Так ответил Достоевский в последнем счёте на заданный ему учителем неразрешимый вопрос. Чем ночь темней, тем ярче звёзды, чем глубже скорбь, тем ближе Бог. Голос Достоевского всё растёт и крепнет и дости­гает неслыханной силы. Иной раз кажется, что слышишь не слова Достоевского, а один из несравненных псалмов царя Давида. Я и закончу свои беседы одним из таких отрывков. «Алёша Карамазов, вдруг повернувшись, вышел из кельи почившего старца. Он не остановился и на крылечке, но быстро сошёл вниз. Полная восторгом душа его жаждала свободы, места, широ­ты. Над ним широко, необозримо опроки­нулся небесный купол, полный тихих сияющих звёзд. С зенита до горизонта двоился ещё неясный Млечный путь. Свет­лая и тихая до неподвижности ночь облегла землю. Белые башни и золотые главы собора сверкали на яхонтовом небе. Осенние роскошные цветы в клумбах заснули до утра. Тишина земная как бы сливалась с небесною, тайна земная сопри­касалась со звёздною... Алёша стоял, смотрел и вдруг, как подкошенный, по­вергся на землю. Он не знал, для чего обнимал её, он не давал себе отчёта, почему ему так неудержимо хотелось целовать её, целовать её всю, но он целовал её, плача, падая и обливая её своими слезами и исступлённо клялся любить её, любить во веки веков. О чём плакал он? О, он плакал в восторге своём даже и об этих звёздах и не стыдился исступления своего. Как будто нити от всех этих миров Божиих сошлись разом в душе его, и она вся трепетала, соприкасаясь мирам иным».

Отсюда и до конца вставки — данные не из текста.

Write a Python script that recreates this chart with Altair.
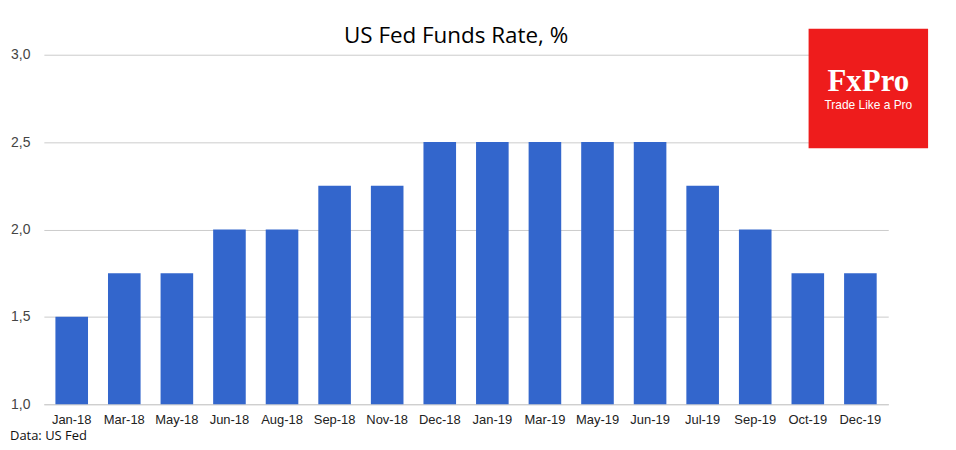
import altair as alt
import pandas as pd

months = ["Jan-18", "Mar-18", "May-18", "Jun-18", "Aug-18", "Sep-18", "Nov-18", "Dec-18",
          "Jan-19", "Mar-19", "May-19", "Jun-19", "Jul-19", "Sep-19", "Oct-19", "Dec-19"]
rates = [1.5, 1.75, 1.75, 2.0, 2.0, 2.25, 2.25, 2.5, 2.5, 2.5, 2.5, 2.5, 2.25, 2.0, 1.75, 1.75]
y_ticks = [1.0, 1.5, 2.0, 2.5, 3.0]

df = pd.DataFrame({"month": months, "rate": rates, "base": [1.0] * len(months)})

W, H = 848, 351

bars = alt.Chart(df).mark_bar(color="#3366cc").encode(
    x=alt.X("month:N", sort=months, title=None,
            scale=alt.Scale(paddingInner=0.38, paddingOuter=0.22),
            axis=alt.Axis(labelAngle=0, ticks=False, domain=True, domainColor="#cccccc",
                          labelFont="Liberation Sans", labelFontSize=13, labelColor="#222222",
                          labelPadding=9, grid=False)),
    y=alt.Y("rate:Q", title=None,
            scale=alt.Scale(domain=[1.0, 3.0], zero=False, nice=False),
            axis=alt.Axis(values=y_ticks, ticks=False, domain=False, grid=True,
                          gridColor="#cccccc", labelFont="Liberation Sans", labelFontSize=14,
                          labelColor="#444444", labelPadding=14,
                          labelExpr="replace(format(datum.value, '.1f'), '.', ',')")),
    y2="base:Q",
)

title = alt.Chart(pd.DataFrame({"t": ["US Fed Funds Rate, %"]})).mark_text(
    font="Open Sans", fontSize=22.5, color="#000000", align="center", baseline="middle"
).encode(text="t:N", x=alt.value(414), y=alt.value(-19))

logo_bg = alt.Chart(pd.DataFrame({"a": [0]})).mark_rect(color="#ee1c1c").encode(
    x=alt.value(768), x2=alt.value(888), y=alt.value(-26), y2=alt.value(94)
)
logo_t1 = alt.Chart(pd.DataFrame({"t": ["FxPro"]})).mark_text(
    font="Liberation Serif", fontSize=31, fontWeight="bold", color="white",
    align="center", baseline="middle"
).encode(text="t:N", x=alt.value(828), y=alt.value(27))
logo_t2 = alt.Chart(pd.DataFrame({"t": ["Trade Like a Pro"]})).mark_text(
    font="Liberation Sans", fontSize=12, color="white", align="center", baseline="middle"
).encode(text="t:N", x=alt.value(828), y=alt.value(50))

source = alt.Chart(pd.DataFrame({"t": ["Data: US Fed"]})).mark_text(
    font="Open Sans", fontSize=13, color="#111111", align="left", baseline="middle"
).encode(text="t:N", x=alt.value(-34), y=alt.value(383))

chart = alt.layer(bars, title, logo_bg, logo_t1, logo_t2, source).properties(
    width=W, height=H,
    autosize=alt.AutoSizeParams(type="none"),
    padding={"left": 36, "top": 46, "right": 60, "bottom": 40},
).configure_view(stroke=None)

chart.save("out.html", embed_options={"renderer": "svg", "actions": False})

* Я вижу, что человек не поторопится про­тянуть руку для приветствия Богу, когда убе­дится, что количественные соотношения явля­ются не материальными истинами, вечными и зависящими от первоначальной истины, в ко­торой они существуют и которая называется Богом (франц.)

** Непонятное очарование и сверхъестествен­ная беспечность (франц.)